6 Comments

  1. Stephen
    August 21, 2020 @ 6:06 am

    This blog makes no sense.

    Point 2. of the second numbered list acknowledges CCI, described as “the only other firm that I know of which does anything similar”, is working toward the same goal – i.e. justice and retribution for victims, by taking on the powerful actors of a scam that took place at the beginning of the previous decade.

    But then the two paragraphs following that numbered list is derogatory and displays childish animosity without explanation. The blog describes CCI as “competition”? How can a common fight for justice for victims of scams by two different entities be “competitive”? What are you competing to achieve? Surely the goal is the same? Or is it a question of “glory”, who gets there first being the goal? I don’t get it.

    It’s a common goal and the only thing that matters is justice and retribution for victims. It’s not a competition.

    I see no gain in petty “competition” and animosity. It’s not a “tug o’ war”. The victims are the common denominator and I imagine they don’t care how they get justice, so long as they get it. Whether it’s pension-life, CCI or both is irrelevant. I think the victims would rather see cooperation than some petty “competition” between two entities that are supposedly working toward the same goal. As a victim of a scam myself, I would have welcomed more than one helping hand to achieve restitution – the more the better, all pulling in the same direction to a common purpose.

    As I said. This makes no sense and the people caught in the middle are the victims, facing financial ruin, stress and sleepless nights. They don’t want to see this – trust me.

    Reply

    • Angie
      August 21, 2020 @ 9:39 am

      There was no “competition” or – indeed – animosity. The competitive angle was about the International Adviser “rewarding global excellence” awards. An oxymoron if ever I saw one. I really hope that the Coburn/Signature litigation does succeed – and agree with you that the OMI/FPI/RL360 victims don’t care where they get “justice” from – as long as the damage done by the death offices is undone – somehow.

      Reply

  2. Stephen
    August 21, 2020 @ 10:32 am

    OK.

    Well the blog did not explain that very well then imho, cos the “description” sure looked a tad unecessary.

    Moreover, there was no: “I really hope that the Coburn/Signature litigation does succeed …” in the main text either ….

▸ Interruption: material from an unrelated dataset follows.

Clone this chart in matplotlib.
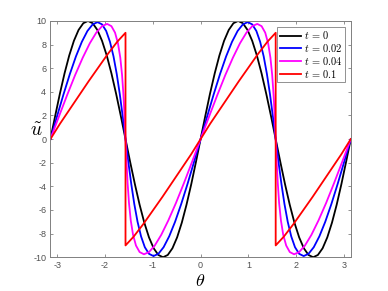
import matplotlib
matplotlib.use("Agg")
import matplotlib.pyplot as plt

plt.rcParams['mathtext.fontset'] = 'cm'
plt.rcParams['axes.unicode_minus'] = False
plt.rcParams['font.family'] = ['Liberation Sans', 'DejaVu Sans']

# t = 0
th0 = [-3.142, -3.043, -2.945, -2.847, -2.749, -2.651, -2.553, -2.454, -2.356,
       -2.258, -2.160, -2.062, -1.963, -1.865, -1.767, -1.669, -1.571,
       -1.473, -1.374, -1.276, -1.178, -1.080, -0.982, -0.884, -0.785,
       -0.687, -0.589, -0.491, -0.393, -0.295, -0.196, -0.098, 0.0,
       0.098, 0.196, 0.295, 0.393, 0.491, 0.589, 0.687, 0.785,
       0.884, 0.982, 1.080, 1.178, 1.276, 1.374, 1.473, 1.571,
       1.669, 1.767, 1.865, 1.963, 2.062, 2.160, 2.258, 2.356,
       2.454, 2.553, 2.651, 2.749, 2.847, 2.945, 3.043, 3.142]
u0_half = [0, 1.951, 3.827, 5.556, 7.071, 8.315, 9.239, 9.808, 10.0,
           9.808, 9.239, 8.315, 7.071, 5.556, 3.827, 1.951, 0,
           -1.951, -3.827, -5.556, -7.071, -8.315, -9.239, -9.808, -10.0,
           -9.808, -9.239, -8.315, -7.071, -5.556, -3.827, -1.951, 0]
u0 = u0_half + u0_half[1:]

# t = 0.02
th1 = [-3.142, -3.004, -2.868, -2.736, -2.608, -2.485, -2.368, -2.258, -2.156,
       -2.062, -1.975, -1.896, -1.822, -1.754, -1.690, -1.630, -1.571,
       -1.512, -1.451, -1.387, -1.319, -1.246, -1.167, -1.080, -0.985,
       -0.883, -0.774, -0.657, -0.534, -0.406, -0.273, -0.137, 0.0,
       0.138, 0.274, 0.406, 0.534, 0.657, 0.774, 0.884, 0.986,
       1.080, 1.167, 1.246, 1.320, 1.388, 1.452, 1.512, 1.571,
       1.630, 1.691, 1.755, 1.823, 1.896, 1.975, 2.062, 2.157,
       2.258, 2.368, 2.485, 2.608, 2.736, 2.868, 3.004, 3.142]
u1_half = [0, 1.93, 3.79, 5.50, 7.00, 8.23, 9.15, 9.71, 9.90,
           9.71, 9.15, 8.23, 7.00, 5.50, 3.79, 1.93, 0,
           -1.93, -3.79, -5.50, -7.00, -8.23, -9.15, -9.71, -9.90,
           -9.71, -9.15, -8.23, -7.00, -5.50, -3.79, -1.93, 0]
u1 = u1_half + u1_half[1:]

# t = 0.04
th2 = [-3.142, -2.965, -2.792, -2.625, -2.466, -2.318, -2.183, -2.062, -1.956,
       -1.866, -1.790, -1.729, -1.680, -1.643, -1.614, -1.591, -1.571,
       -1.551, -1.527, -1.498, -1.461, -1.413, -1.352, -1.276, -1.185,
       -1.079, -0.959, -0.824, -0.676, -0.517, -0.349, -0.176, 0.0,
       0.177, 0.350, 0.517, 0.676, 0.824, 0.959, 1.080, 1.186,
       1.276, 1.352, 1.413, 1.461, 1.498, 1.527, 1.551, 1.571,
       1.591, 1.615, 1.643, 1.681, 1.729, 1.791, 1.866, 1.956,
       2.062, 2.183, 2.318, 2.466, 2.625, 2.792, 2.965, 3.142]
u2_half = [0, 1.90, 3.73, 5.42, 6.89, 8.11, 9.01, 9.56, 9.75,
           9.56, 9.01, 8.11, 6.89, 5.42, 3.73, 1.90, 0,
           -1.90, -3.73, -5.42, -6.89, -8.11, -9.01, -9.56, -9.75,
           -9.56, -9.01, -8.11, -6.89, -5.42, -3.73, -1.90, 0]
u2 = u2_half + u2_half[1:]

# t = 0.1 (shocks at +-pi/2)
th3 = [-3.142, -2.942, -2.742, -2.542, -2.342, -2.142, -1.942, -1.742, -1.571,
       -1.571, -1.4, -1.2, -1.0, -0.8, -0.6, -0.4, -0.2, 0.0,
       0.2, 0.4, 0.6, 0.8, 1.0, 1.2, 1.4, 1.571,
       1.571, 1.742, 1.942, 2.142, 2.342, 2.542, 2.742, 2.942, 3.142]
u3 = [0, 1.3, 2.5, 3.7, 4.9, 6.05, 7.2, 8.25, 9.0,
      -9.0, -8.25, -7.2, -6.05, -4.9, -3.7, -2.5, -1.3, 0,
      1.3, 2.5, 3.7, 4.9, 6.05, 7.2, 8.25, 9.0,
      -9.0, -8.25, -7.2, -6.05, -4.9, -3.7, -2.5, -1.3, 0]

labels = ['$t\\,=\\,0$', '$t\\,=\\,0.02$', '$t\\,=\\,0.04$', '$t\\,=\\,0.1$']
colors = ['black', 'blue', 'magenta', 'red']

fig = plt.figure(figsize=(3.88, 2.91), dpi=100)
ax = fig.add_axes([0.130, 0.116, 0.774, 0.812])

for th, u, c, lab in zip([th0, th1, th2, th3], [u0, u1, u2, u3], colors, labels):
    ax.plot(th, u, color=c, lw=1.3, label=lab)

ax.set_xlim(-3.1416, 3.1416)
ax.set_ylim(-10, 10)
ax.set_xticks([-3, -2, -1, 0, 1, 2, 3])
ax.set_yticks(range(-10, 11, 2))
ax.tick_params(direction='in', length=2.5, width=0.6, top=True, right=True,
               labelsize=6.5, labelcolor='#505050', color='#808080', pad=3)
for s in ax.spines.values():
    s.set_color('#808080')
    s.set_linewidth(0.7)

ax.set_xlabel(r'$\theta$', fontsize=13, labelpad=2)
ax.set_ylabel(r'$\tilde{u}$', fontsize=14, rotation=0, va='center', ha='center')
ax.yaxis.set_label_coords(-0.048, 0.535)

leg = ax.legend(loc='upper right', bbox_to_anchor=(0.981, 0.976), fontsize=7.5,
                fancybox=False, framealpha=1, edgecolor='#808080',
                borderpad=0.25, labelspacing=0.08, handlelength=2.0,
                handletextpad=0.3, borderaxespad=0)
leg.get_frame().set_linewidth(0.6)

fig.savefig('out.png', dpi=100)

    Whatever. It could have been explained so much better …. imho that is ….

    Reply

    • Angie
      August 21, 2020 @ 10:37 am

      I always value your criticism – will see if I can improve the blog, taking into account your feedback (which is most helpful). Sometimes, something which is (blooming) obvious to me is as clear as mud to someone else.

      Reply

  3. Bernie
    August 22, 2020 @ 10:51 am

    It is a shame that anyone can enter themselves into this so called award. It leaves it wide open to any rogue working in finance or finance related businesses entering. Looking at the entry form they ask for documents to be added? They could be made up? I hope that entrants are investigated properly prior to any awards being given out as it could be very misleading for people not in the know don’t you think?

    Reply

    • Chris Johnston
      August 24, 2020 @ 11:49 am

      Bernie, I completely agree.

      I lost a six figure sum to a wicked scam, perpetrated by a Partner / Head of Office, no less, of a firm who somehow received an IA Best Practice Award for Excellence in Financial Planning.

      When I made exhaustive attempts to escalate to the CEO (recognised by International Advisor as being one of the IA 100 Most Influential), let’s just say I didn’t get very far.

      Same old story – No financial qualifications, no investment license, no bona fide regulation, a pack of lies, and some very dodgy paperwork.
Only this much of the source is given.